▶
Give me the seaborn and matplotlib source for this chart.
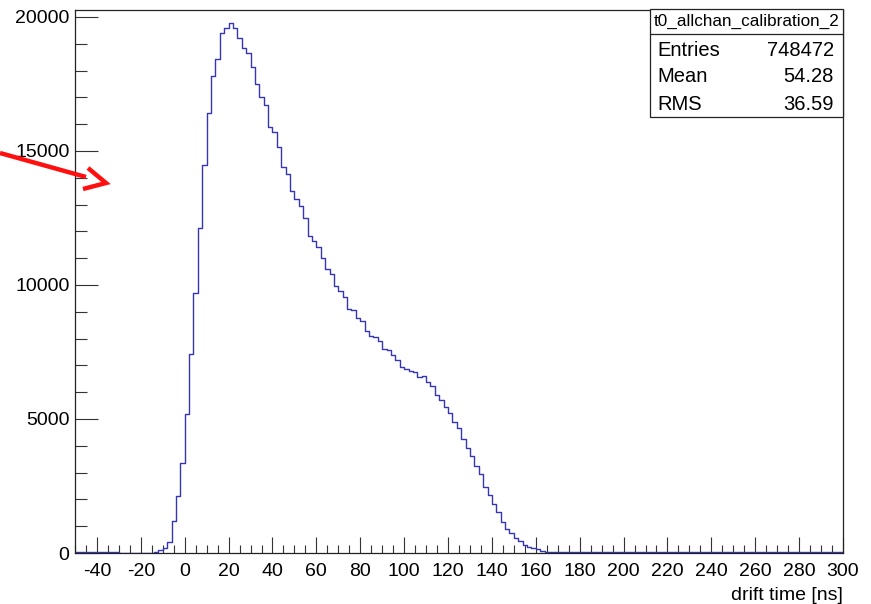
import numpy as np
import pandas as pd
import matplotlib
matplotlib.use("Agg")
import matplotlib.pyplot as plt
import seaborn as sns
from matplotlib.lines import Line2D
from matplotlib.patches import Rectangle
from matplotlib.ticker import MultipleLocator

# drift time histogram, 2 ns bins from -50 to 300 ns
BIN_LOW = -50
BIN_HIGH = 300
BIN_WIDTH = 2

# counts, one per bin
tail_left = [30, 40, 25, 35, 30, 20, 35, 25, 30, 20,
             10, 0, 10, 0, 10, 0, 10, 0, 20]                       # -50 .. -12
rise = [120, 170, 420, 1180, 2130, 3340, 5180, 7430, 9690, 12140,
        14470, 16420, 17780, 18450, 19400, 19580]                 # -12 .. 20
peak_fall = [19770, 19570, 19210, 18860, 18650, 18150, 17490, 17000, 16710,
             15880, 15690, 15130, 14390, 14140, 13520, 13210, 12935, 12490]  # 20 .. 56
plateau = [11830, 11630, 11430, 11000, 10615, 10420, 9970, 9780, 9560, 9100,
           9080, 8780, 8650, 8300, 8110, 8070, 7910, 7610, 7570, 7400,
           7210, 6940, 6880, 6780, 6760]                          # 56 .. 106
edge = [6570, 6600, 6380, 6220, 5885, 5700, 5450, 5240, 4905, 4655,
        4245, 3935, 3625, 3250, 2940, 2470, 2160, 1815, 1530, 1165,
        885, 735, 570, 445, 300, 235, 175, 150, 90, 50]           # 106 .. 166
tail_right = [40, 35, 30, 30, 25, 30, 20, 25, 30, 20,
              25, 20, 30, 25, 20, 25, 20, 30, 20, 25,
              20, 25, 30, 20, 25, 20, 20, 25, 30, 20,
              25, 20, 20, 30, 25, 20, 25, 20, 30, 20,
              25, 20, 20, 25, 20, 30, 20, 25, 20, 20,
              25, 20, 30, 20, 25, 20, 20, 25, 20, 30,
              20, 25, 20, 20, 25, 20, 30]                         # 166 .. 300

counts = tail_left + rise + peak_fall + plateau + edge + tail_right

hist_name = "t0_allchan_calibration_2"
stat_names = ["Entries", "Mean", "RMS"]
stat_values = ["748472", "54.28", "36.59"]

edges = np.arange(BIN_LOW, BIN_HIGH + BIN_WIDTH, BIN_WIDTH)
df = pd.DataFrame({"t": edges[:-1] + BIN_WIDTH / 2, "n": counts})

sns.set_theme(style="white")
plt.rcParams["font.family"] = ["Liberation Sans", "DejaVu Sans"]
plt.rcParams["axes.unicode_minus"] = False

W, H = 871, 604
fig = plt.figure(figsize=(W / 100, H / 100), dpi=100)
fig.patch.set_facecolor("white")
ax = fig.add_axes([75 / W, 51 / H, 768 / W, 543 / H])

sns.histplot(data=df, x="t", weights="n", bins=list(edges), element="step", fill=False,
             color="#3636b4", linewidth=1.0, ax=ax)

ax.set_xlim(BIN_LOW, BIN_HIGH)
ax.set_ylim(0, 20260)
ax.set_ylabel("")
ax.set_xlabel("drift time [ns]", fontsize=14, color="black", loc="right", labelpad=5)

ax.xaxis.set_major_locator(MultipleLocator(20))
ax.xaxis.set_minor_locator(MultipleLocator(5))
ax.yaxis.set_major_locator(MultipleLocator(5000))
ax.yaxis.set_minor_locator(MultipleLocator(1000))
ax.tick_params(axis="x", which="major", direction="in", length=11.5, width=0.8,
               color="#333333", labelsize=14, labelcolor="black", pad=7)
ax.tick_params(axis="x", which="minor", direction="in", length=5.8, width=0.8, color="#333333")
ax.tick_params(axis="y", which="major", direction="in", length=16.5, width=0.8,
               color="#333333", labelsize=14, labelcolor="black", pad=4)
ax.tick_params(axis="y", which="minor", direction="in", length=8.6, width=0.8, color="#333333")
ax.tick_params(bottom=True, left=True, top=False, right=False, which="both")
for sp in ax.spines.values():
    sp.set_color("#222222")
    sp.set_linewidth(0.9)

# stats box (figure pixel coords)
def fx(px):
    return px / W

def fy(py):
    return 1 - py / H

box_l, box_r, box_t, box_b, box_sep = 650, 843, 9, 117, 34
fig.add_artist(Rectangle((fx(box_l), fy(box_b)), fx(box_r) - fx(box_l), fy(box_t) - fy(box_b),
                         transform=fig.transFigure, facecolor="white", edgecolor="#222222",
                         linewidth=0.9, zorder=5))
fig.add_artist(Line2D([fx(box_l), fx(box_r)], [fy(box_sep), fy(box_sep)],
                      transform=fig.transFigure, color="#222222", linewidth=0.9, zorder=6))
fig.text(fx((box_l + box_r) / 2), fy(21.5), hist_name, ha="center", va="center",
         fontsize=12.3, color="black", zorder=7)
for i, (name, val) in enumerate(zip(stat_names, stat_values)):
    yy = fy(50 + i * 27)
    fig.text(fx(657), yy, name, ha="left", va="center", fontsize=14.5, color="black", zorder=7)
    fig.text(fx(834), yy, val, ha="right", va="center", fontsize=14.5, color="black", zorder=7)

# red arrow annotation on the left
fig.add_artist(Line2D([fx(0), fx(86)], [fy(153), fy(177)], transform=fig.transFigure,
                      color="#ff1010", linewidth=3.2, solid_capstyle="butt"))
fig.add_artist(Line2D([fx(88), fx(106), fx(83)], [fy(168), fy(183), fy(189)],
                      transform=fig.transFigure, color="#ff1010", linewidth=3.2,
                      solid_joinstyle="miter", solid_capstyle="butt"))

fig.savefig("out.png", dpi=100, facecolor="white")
◀
_Problem requirements_
Copy exactly the lines running from the beginning of the listing through the line that has "BIN_WIDTH = 2". Drop the pictures.

_Task response_
Give me the seaborn and matplotlib source for this chart.
import numpy as np
import pandas as pd
import matplotlib
matplotlib.use("Agg")
import matplotlib.pyplot as plt
import seaborn as sns
from matplotlib.lines import Line2D
from matplotlib.patches import Rectangle
from matplotlib.ticker import MultipleLocator

# drift time histogram, 2 ns bins from -50 to 300 ns
BIN_LOW = -50
BIN_HIGH = 300
BIN_WIDTH = 2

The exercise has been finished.